Luang Prabang turned out to be a beautiful place with a really nice atmosphere. It is not exactly big, which allowed us to do everything on foot. And there certainly was a lot to see. The temples were again more of the shiny type. Nevertheless, we found them quite interesting since they were a bit different than the ones in Thailand we have seen so far. But walking along the river side was still our favorite activity. We decided we liked Laos a lot. The weather was nice, food was awesome and people were friendly and easygoing. It felt nice to be there.



We especially enjoyed the local night market, which was our favorite place to spent the evenings, making our wallets slimmer an our backpacks much fuller than they ever were. It is a great place, filled with local handmade products and lovely souvenirs and the prices are nearly always negotiable, especially for a trained professional like David, who was using all the experience gathered in Central Asia to get me the things I necessarily needed and desperately wanted (meaning very important items like for example an elephant pillow) for a fraction of the original price. The only thing we didn't manage to buy was a dress I was looking for for some time now. It was a simple one, nothing special, but I liked it a lot. I already saw it in Bangkok, but decided to buy it later on, as I didn't want to add extra weight to my backpack before our Myanmar trip. Unfortunately, they didn't sell it anywhere else in Thailand, so I was happy to spot it in Luang Prabang. However, the price they wanted for it was 5 times higher than in Bangkok, which we were of course not willing to pay. But every time we tried to bargain (and we did tried a few stands) they were all starting with the same story, how it is hand made in this very village using only local material, which makes it extremely valuable. Sad enough it always had a huge “made in Thailand” label on it, but they would not admit the truth even when we pointed it out to them. They were honestly trying to explain to us, that they put the label on purpose, as they were planning to sell those extra valuable dresses to their neighbouring country as well. Yeah, right... They were willing to lower the prices afterwards, but we decided buying anything from someone who lies to us while looking us straight in the eyes is not something we would like to do if we could avoid it.

Already on our first day in town we have noticed a huge poster advertising a whole day elephant experience in a nearby village. Ever since our ride in Chiang Mai we could not get those animals out of our heads and we thought we have to do something about it. The trip was not exactly cheap, but also not more expensive than it would be in Thailand and we decided it's worth the risk. We were going to All Lao Elephant Camp to learn all the commands and try riding elephants on our own. We were both totally excited and could hardly wait till we get there. The camp was set in a beautiful surroundings, right on a river in the middle of a forest, which made it all even more amazing. Our group consisted only of four people (including us two), all wearing very professional elephant trainer outfits, so the atmosphere was great from the very beginning. And the animals were as marvelous as ever. But it was a totally different experience than the one we had before. This time we were really going through the forest, there was no wide flat path like the one we went through in Chiang Mai. Now we were going up and down the hill, between the trees, through streams and mud, which made it somehow feel a lot more real. I couldn't stop smiling through the entire ride, or at least until the moment where our guide suggested for me to change places with David and get on the elephant's neck. Those of you how know me well, will be able to imagine my panic reaction. I was totally horrified! But at the end that was what we paid for and I knew I would have to try it sooner or later, so I might just as well do it immediately. It was a bit hard at the beginning, but as soon as I found the right spot to sit on and relaxed a bit more I actually started enjoying it. In the end I absolutely loved it!

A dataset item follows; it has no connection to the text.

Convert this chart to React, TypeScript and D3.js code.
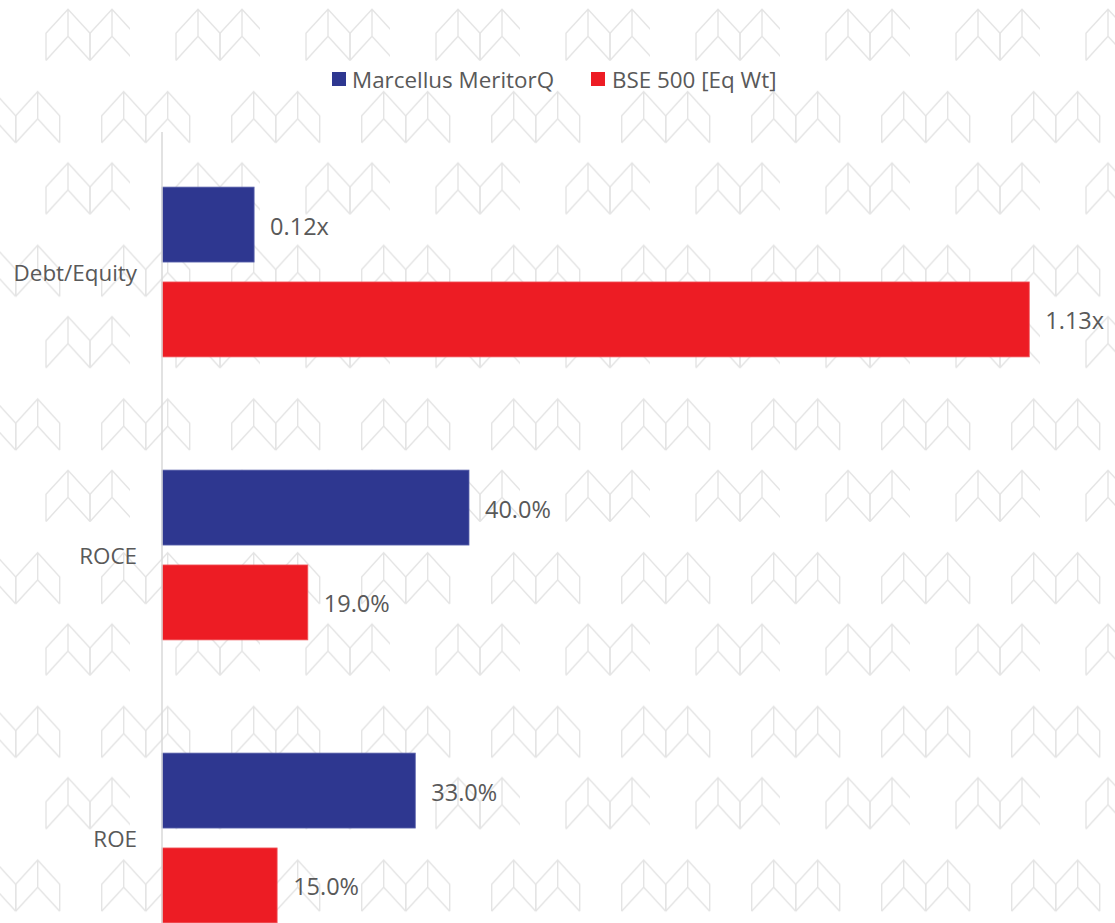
import React from "react";
import * as d3 from "d3";

const categories = ["Debt/Equity", "ROCE", "ROE"];
const seriesNames = ["Marcellus MeritorQ", "BSE 500 [Eq Wt]"];
const marcellusValues = [0.12, 0.4, 0.33];
const bseValues = [1.13, 0.19, 0.15];
const valueFormats = ["x", "%", "%"];

const W = 1115;
const H = 923;
const COLORS = ["#2E3790", "#ED1C24"];
const FONT = "'Open Sans', Roboto, sans-serif";
const TEXT = "#595959";
const FS = 22.4;
const FSV = 23.5;

function fmt(v: number, kind: string) {
  return kind === "x" ? `${v.toFixed(2)}x` : `${(v * 100).toFixed(1)}%`;
}

function Chevron({ cx, y0 }: { cx: number; y0: number }) {
  const d = [
    `M${cx - 22},${y0 + 51}V${y0 + 24}L${cx},${y0}L${cx + 22},${y0 + 24}V${y0 + 51}`,
    `M${cx - 22},${y0 + 51}L${cx},${y0 + 27}L${cx + 22},${y0 + 51}`,
    `M${cx},${y0}V${y0 + 27}`,
  ].join("");
  return <path d={d} fill="none" stroke="#E4E4E4" strokeWidth={1.4} strokeLinejoin="miter" />;
}

function Logo({ x0, y0 }: { x0: number; y0: number }) {
  return (
    <g>
      <Chevron cx={x0 + 22} y0={y0} />
      <Chevron cx={x0 + 66} y0={y0} />
    </g>
  );
}

export default function App() {
  const series = [marcellusValues, bseValues];
  const y0 = d3
    .scaleBand<string>()
    .domain(categories)
    .range([130.5, 979.5])
    .paddingInner(0.4)
    .paddingOuter(0.2);
  const y1 = d3
    .scaleBand<string>()
    .domain(seriesNames)
    .range([0, y0.bandwidth()])
    .paddingInner(0.21);
  const x = d3.scaleLinear().domain([0, 1.2]).range([162, 162 + 767.5 * 1.2]);

  return (
    <svg
      width={W}
      height={H}
      style={{ position: "absolute", left: 0, top: 0, display: "block" }}
      fontFamily={FONT}
    >
      <defs>
        <pattern id="bgpat" patternUnits="userSpaceOnUse" x={0} y={0} width={130} height={153.7}>
          <rect width={130} height={153.7} fill="#fff" />
          <Logo x0={46} y0={9.3} />
          <Logo x0={101.7} y0={91.7} />
          <Logo x0={101.7 - 130} y0={91.7} />
        </pattern>
      </defs>
      <rect width={W} height={H} fill="url(#bgpat)" />

      {/* legend */}
      <g>
        <rect x={332} y={72} width={14} height={14} fill={COLORS[0]} />
        <text x={352} y={79} dominantBaseline="central" fontSize={FS} fill={TEXT}>
          {seriesNames[0]}
        </text>
        <rect x={591} y={72} width={14} height={14} fill={COLORS[1]} />
        <text x={612} y={79} dominantBaseline="central" fontSize={FS} fill={TEXT}>
          {seriesNames[1]}
        </text>
      </g>

      {/* bars */}
      {categories.map((c, ci) => (
        <g key={c} transform={`translate(0,${y0(c)})`}>
          {seriesNames.map((s, si) => {
            const v = series[si][ci];
            const yy = y1(s)!;
            return (
              <g key={s}>
                <rect
                  x={x(0)}
                  y={yy}
                  width={x(v) - x(0)}
                  height={y1.bandwidth()}
                  fill={COLORS[si]}
                  stroke={si === 0 ? "#5c64ad" : "#f05a60"}
                  strokeWidth={0.8}
                />
                <text
                  x={x(v) + 16}
                  y={yy + y1.bandwidth() / 2 + 1}
                  dominantBaseline="central"
                  fontSize={FSV}
                  fill={TEXT}
                >
                  {fmt(v, valueFormats[ci])}
                </text>
              </g>
            );
          })}
        </g>
      ))}

      {/* axis */}
      <line x1={x(0)} x2={x(0)} y1={132} y2={H} stroke="#D9D9D9" strokeWidth={1.5} />

      {/* category labels */}
      {categories.map((c) => (
        <text
          key={c}
          x={137}
          y={y0(c)! + y0.bandwidth() / 2}
          textAnchor="end"
          dominantBaseline="central"
          fontSize={FS}
          fill={TEXT}
        >
          {c}
        </text>
      ))}
    </svg>
  );
}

It was the second part though, which we were all waiting for. After lunch each of us got his own elephant to ride, guide and bath. It was just as awesome as I imagined it to be. Getting on and off the elephant was definitely the hardest part of the task, but since I was no longer deadly scared it all went quite smoothly. And my elephant, a fantastic girl named Ping Pong, was simply the sweetest creature I have ever met. She was moving so carefully and gently, that I hardly ever noticed us going up or down. I guess she noticed she has a total coward on top of her and decided not to make things worse for both of us. She was reacting to my commands too, which made me as proud and happy as ever. And the bath was the best part of it all. Going through a river on a back of a huge creature, which splashes you with water when you least expect it is definitely an unforgettable experience. The elephants seemed to enjoy it too, as they were playing like little children, making everyone wet. David's elephant decided not to waist his time on details and simply disappeared in the river with David on his back. Not even his trunk was sticking out, which left my husband looking as if he was sitting on the surface of the water. As we rode back through the jungle, all wet and smiling we felt happier than ever. We didn't want to part from our animals at all. And I can honestly say the trip was worth every cent we've paid for it.




1 comment:

  1. Dear elephant lovers (like myself),

    Elephants are very good swimmers:) Didn't they tell you that? It must have been unforgettable to be so close to them. I am smiling all the time while reading about them.
    As you were writing the post WWF was collecting the signatures under the petition to ban the ivory trading. I am happy to report that yesterday the Prime Minister in Thailand announced that the ivory trading will become illegal and the elephants will be protected.Here's the link:

    http://www.wwf.org.uk/news_feed.cfm?unewsid=6492

    If you see them again, please give them a big kiss on their huge heads and stroke their trunks for me. They are beautiluf and you both are too for loving and appreciating them.